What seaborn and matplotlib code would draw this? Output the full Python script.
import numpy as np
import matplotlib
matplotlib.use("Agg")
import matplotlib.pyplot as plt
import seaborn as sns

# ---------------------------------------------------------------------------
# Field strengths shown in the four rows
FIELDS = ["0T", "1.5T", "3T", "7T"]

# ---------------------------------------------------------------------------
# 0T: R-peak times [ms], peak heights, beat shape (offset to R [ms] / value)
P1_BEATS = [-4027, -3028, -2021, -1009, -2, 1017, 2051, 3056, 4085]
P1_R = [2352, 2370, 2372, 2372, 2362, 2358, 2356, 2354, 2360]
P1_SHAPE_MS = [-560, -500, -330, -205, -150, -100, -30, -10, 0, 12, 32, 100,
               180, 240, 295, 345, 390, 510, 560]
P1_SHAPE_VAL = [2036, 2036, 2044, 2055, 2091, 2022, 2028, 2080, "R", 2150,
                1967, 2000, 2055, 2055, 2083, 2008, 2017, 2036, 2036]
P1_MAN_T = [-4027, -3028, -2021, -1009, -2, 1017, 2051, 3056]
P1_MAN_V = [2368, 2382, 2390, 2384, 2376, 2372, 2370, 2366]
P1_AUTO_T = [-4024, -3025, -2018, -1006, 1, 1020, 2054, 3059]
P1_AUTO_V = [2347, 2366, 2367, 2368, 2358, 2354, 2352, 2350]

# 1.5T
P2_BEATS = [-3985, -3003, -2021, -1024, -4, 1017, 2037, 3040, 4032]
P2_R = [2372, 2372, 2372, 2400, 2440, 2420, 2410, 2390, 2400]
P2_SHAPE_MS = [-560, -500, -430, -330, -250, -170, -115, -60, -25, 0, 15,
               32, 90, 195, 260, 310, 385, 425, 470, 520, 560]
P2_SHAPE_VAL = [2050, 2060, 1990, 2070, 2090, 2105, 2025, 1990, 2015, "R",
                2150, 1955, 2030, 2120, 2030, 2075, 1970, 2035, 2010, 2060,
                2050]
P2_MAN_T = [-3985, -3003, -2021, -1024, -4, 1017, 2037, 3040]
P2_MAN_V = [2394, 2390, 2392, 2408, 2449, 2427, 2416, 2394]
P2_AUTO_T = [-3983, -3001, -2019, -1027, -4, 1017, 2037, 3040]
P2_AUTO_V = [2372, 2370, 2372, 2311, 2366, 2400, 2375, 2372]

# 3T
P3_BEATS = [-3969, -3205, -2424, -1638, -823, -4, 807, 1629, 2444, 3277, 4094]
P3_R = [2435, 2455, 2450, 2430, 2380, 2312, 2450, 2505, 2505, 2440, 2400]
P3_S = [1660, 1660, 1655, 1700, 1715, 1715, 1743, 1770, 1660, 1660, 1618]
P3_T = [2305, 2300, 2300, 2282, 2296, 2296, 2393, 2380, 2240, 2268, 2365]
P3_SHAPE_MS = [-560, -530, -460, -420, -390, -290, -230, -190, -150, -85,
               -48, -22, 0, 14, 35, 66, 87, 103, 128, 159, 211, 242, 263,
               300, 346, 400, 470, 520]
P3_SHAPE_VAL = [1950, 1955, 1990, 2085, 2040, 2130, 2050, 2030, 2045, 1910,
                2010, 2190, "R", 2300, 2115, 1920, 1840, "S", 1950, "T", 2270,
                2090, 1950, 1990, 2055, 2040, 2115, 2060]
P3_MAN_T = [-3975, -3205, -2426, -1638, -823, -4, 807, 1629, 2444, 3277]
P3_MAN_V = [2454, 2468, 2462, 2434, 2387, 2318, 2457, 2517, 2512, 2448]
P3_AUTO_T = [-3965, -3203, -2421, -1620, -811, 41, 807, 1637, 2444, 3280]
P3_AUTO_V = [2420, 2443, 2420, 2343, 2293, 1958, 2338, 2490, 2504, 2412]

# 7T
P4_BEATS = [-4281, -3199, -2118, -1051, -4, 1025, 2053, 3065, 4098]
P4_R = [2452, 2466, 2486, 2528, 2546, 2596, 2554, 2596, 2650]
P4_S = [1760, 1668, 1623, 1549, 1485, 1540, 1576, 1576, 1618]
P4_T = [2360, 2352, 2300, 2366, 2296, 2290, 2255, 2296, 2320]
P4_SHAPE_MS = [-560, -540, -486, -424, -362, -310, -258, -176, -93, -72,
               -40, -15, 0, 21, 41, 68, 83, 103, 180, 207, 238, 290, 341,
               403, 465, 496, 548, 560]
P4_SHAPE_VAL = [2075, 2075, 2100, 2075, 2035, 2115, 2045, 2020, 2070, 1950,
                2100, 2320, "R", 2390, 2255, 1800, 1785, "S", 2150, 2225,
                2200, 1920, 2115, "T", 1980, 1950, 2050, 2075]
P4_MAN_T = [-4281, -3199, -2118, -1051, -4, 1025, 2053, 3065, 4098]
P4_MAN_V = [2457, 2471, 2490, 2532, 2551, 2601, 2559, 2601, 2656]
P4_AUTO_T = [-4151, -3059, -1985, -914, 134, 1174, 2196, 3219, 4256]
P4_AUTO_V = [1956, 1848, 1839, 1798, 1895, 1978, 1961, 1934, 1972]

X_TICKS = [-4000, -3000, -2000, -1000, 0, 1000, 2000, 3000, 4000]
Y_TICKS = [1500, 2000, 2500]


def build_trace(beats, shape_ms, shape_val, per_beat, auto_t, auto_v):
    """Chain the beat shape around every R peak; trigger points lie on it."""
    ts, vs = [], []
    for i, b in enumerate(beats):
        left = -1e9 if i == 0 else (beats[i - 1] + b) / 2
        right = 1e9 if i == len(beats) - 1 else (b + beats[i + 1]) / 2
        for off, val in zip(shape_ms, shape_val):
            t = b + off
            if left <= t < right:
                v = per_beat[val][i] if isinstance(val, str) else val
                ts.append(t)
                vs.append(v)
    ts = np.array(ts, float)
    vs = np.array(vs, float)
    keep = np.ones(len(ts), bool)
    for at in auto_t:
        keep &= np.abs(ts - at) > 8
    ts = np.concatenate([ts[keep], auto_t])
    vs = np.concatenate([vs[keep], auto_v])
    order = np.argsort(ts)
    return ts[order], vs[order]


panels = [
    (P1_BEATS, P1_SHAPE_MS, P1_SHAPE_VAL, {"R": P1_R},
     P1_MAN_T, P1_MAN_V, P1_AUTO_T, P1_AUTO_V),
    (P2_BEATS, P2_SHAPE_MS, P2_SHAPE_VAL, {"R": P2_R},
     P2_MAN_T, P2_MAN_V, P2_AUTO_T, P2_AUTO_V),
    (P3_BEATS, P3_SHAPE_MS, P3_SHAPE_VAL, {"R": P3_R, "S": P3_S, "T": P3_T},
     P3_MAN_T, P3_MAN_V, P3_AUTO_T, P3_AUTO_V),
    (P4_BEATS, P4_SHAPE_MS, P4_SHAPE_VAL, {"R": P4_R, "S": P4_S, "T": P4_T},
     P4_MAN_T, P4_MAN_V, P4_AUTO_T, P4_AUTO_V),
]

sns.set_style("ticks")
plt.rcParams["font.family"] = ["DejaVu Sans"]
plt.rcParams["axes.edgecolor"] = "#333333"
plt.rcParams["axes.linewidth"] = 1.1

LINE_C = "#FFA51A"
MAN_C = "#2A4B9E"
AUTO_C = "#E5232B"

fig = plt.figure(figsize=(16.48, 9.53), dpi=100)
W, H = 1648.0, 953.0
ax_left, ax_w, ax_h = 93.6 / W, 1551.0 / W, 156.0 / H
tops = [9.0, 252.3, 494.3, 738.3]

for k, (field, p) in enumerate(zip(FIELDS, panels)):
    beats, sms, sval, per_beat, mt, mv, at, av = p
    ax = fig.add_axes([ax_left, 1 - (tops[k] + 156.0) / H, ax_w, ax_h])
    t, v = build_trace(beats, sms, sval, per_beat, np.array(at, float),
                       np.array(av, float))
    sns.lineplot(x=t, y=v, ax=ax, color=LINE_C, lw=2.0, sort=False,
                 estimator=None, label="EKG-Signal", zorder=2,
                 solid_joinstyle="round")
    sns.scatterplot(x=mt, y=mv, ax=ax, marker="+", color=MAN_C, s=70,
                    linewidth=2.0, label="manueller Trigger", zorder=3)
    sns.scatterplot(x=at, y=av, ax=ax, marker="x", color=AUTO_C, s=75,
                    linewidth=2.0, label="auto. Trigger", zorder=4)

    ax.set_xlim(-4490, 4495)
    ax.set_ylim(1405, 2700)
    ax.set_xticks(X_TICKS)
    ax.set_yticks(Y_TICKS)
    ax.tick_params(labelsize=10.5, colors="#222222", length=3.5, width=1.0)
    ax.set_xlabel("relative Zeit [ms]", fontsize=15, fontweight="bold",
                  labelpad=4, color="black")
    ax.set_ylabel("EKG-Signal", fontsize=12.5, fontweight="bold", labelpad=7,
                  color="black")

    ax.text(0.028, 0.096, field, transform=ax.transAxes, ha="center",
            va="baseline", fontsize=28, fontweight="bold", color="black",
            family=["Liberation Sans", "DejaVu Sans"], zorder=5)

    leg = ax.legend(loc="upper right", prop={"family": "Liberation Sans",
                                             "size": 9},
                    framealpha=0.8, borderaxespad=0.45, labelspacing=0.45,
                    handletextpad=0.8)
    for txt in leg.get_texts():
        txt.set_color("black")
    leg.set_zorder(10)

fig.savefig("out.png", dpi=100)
---
Print from the first line through the line that contains "import seaborn as sns", please, including both, and leave out every line outside that stretch.

What seaborn and matplotlib code would draw this? Output the full Python script.
import numpy as np
import matplotlib
matplotlib.use("Agg")
import matplotlib.pyplot as plt
import seaborn as sns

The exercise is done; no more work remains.